When Finance Minister Ishaq Dar tells businessmen to unload dollars and buy rupees, he is not just trying to talk up the rupee, or using his position as the man who oversees the government’s control mechanism, but putting his professional credibility as an accountant at stake. While ringing alarm bells for those who remember all too well PMLN’s disastrous freeze of the forex accounts, he seemed to be suggesting that international economic factors are leading the revaluation of the rupee — upwards. When he said that the recent inclusion of Pakistan in the EU’s GSP Plus scheme should lead to the USA get maximum access to the US market, he was referring to one factor that would help the rupee. Another factor in favour of the rupee, is the IMF’s expected grant of the second tranche of its Extended Fund Facility to Pakistan. This would curb the demand for dollars by the government for repayment of the previous IMF package. Also, by exporting to Europe, and earning in euros, the IMF could still be paid directly, because its loans are denominated in Special Drawing Rights, so there will be no need to convert them into dollars.

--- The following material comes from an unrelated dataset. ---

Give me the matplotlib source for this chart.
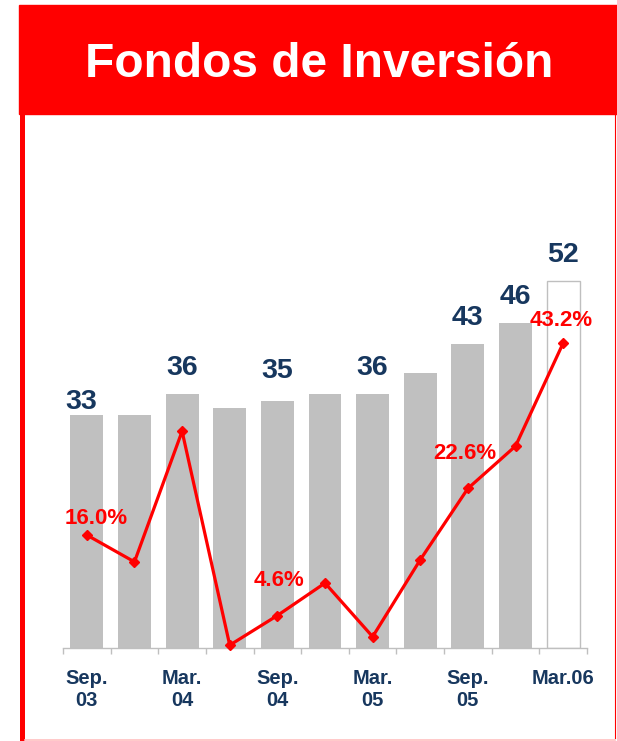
import numpy as np
import matplotlib
matplotlib.use('Agg')
import matplotlib.pyplot as plt
from matplotlib.patches import Rectangle
from matplotlib.lines import Line2D

plt.rcParams['font.family'] = ['Liberation Sans', 'DejaVu Sans']

# data
periods = ['Sep.03', 'Dic.03', 'Mar.04', 'Jun.04', 'Sep.04', 'Dic.04',
           'Mar.05', 'Jun.05', 'Sep.05', 'Dic.05', 'Mar.06']
fondos = [33, 33, 36, 34, 35, 36, 36, 39, 43, 46, 52]
crecimiento = [16.0, 12.2, 30.7, 0.4, 4.6, 9.2, 1.6, 12.5, 22.6, 28.6, 43.2]
tick_pos = [0, 2, 4, 6, 8, 10]
tick_labels = ['Sep.\n03', 'Mar.\n04', 'Sep.\n04', 'Mar.\n05', 'Sep.\n05', 'Mar.06']
value_label_idx = [0, 2, 4, 6, 8, 9, 10]
pct_label_idx = [0, 4, 8, 10]

RED = '#FF0000'
NAVY = '#17375E'
GRAY = '#C0C0C0'

W, H = 617, 741
fig = plt.figure(figsize=(W / 100, H / 100), dpi=100)

# header band and frame
fig.patches.append(Rectangle((19 / W, (H - 114) / H), (W - 19) / W, 109 / H,
                             transform=fig.transFigure, color=RED, zorder=0))
fig.lines.append(Line2D([22.5 / W, 22.5 / W], [0, (H - 113) / H],
                        transform=fig.transFigure, color=RED, lw=3.6))
fig.lines.append(Line2D([615 / W, 615 / W], [3 / H, (H - 113) / H],
                        transform=fig.transFigure, color=RED, lw=0.8))
fig.lines.append(Line2D([25 / W, 615 / W], [1 / H, 1 / H],
                        transform=fig.transFigure, color='#FFC0C0', lw=1.2))
fig.text(319 / W, (H - 77) / H, 'Fondos de Inversión', color='white',
         fontsize=34.5, fontweight='bold', ha='center', va='baseline')

# chart
ax = fig.add_axes([63 / W, 93 / H, 524 / W, 60 * 7.06 / H])
x = np.arange(len(fondos))
bars = ax.bar(x, fondos, width=0.69, color=GRAY, zorder=1)
bars[-1].set_facecolor('white')
bars[-1].set_edgecolor('#BFBFBF')
bars[-1].set_linewidth(1)

ax.plot(x, crecimiento, color=RED, lw=2.3, marker='D', ms=5.5, zorder=3,
        clip_on=False)

ax.set_xlim(-0.5, 10.5)
ax.set_ylim(0, 60)
for s in ['top', 'right', 'left']:
    ax.spines[s].set_visible(False)
ax.spines['bottom'].set_color('#BFBFBF')
ax.spines['bottom'].set_linewidth(1)
ax.set_yticks([])
ax.set_xticks(np.arange(-0.5, 11, 1), minor=True)
ax.tick_params(axis='x', which='minor', length=4, color='#BFBFBF', width=1)
ax.set_xticks(tick_pos)
ax.set_xticklabels(tick_labels, fontsize=14.5, fontweight='bold', color=NAVY,
                   linespacing=1.2)
ax.tick_params(axis='x', which='major', length=0, pad=15)

# value labels above bars
val_offsets = {0: (-4, 4.3), 4: (0, 16.6)}
for i in value_label_idx:
    dx, dy = val_offsets.get(i, (0, 13.7))
    ax.annotate(str(fondos[i]), (x[i], fondos[i]), xytext=(dx, dy),
                textcoords='offset points', ha='center', va='baseline',
                fontsize=20.5, fontweight='bold', color=NAVY, annotation_clip=False)

# growth labels
pct_offsets = {0: (6.5, 7.9), 4: (1.4, 20.9), 8: (-2.2, 20.9), 10: (-1.4, 12.2)}
for i in pct_label_idx:
    dx, dy = pct_offsets[i]
    ax.annotate(f'{crecimiento[i]:.1f}%', (x[i], crecimiento[i]), xytext=(dx, dy),
                textcoords='offset points', ha='center', va='baseline',
                fontsize=16, fontweight='bold', color=RED, zorder=4,
                annotation_clip=False)

fig.savefig('out.png', dpi=100)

However, Senator Dar should not rely so much on external factors for the defence of the rupee. It is significant that he made this statement to APTMA, because it not only consists of Pakistan’s biggest exporters, but also of those who have done most over the years to reduce the value of the rupee, in order to cheapen exports. These are also the people who hold foreign exchange, including the dollar, in large quantities. If Mr Dar wants them to put their holdings onto the market, it will be to help prop up the value of the rupee, and not because the value of the rupee is in and of itself about to rocket.

However, the government should not fall into the trap of trying to defend the rupee by those means, because in the end, the strength of a country’s currency will depend on how well its economy performs. True, there are issues of an energy shortage and law and order, not to mention the effects of official over-regulation. However, if Mr Dar and the government take action to overcome these difficulties, there is every reason for Pakistan to attract investment, and for its economy to do well. In that case, there is every reason for the Pakistani rupee to increase its value. But the wishful thinking demonstrated during the speech will get us nothing and take us nowhere.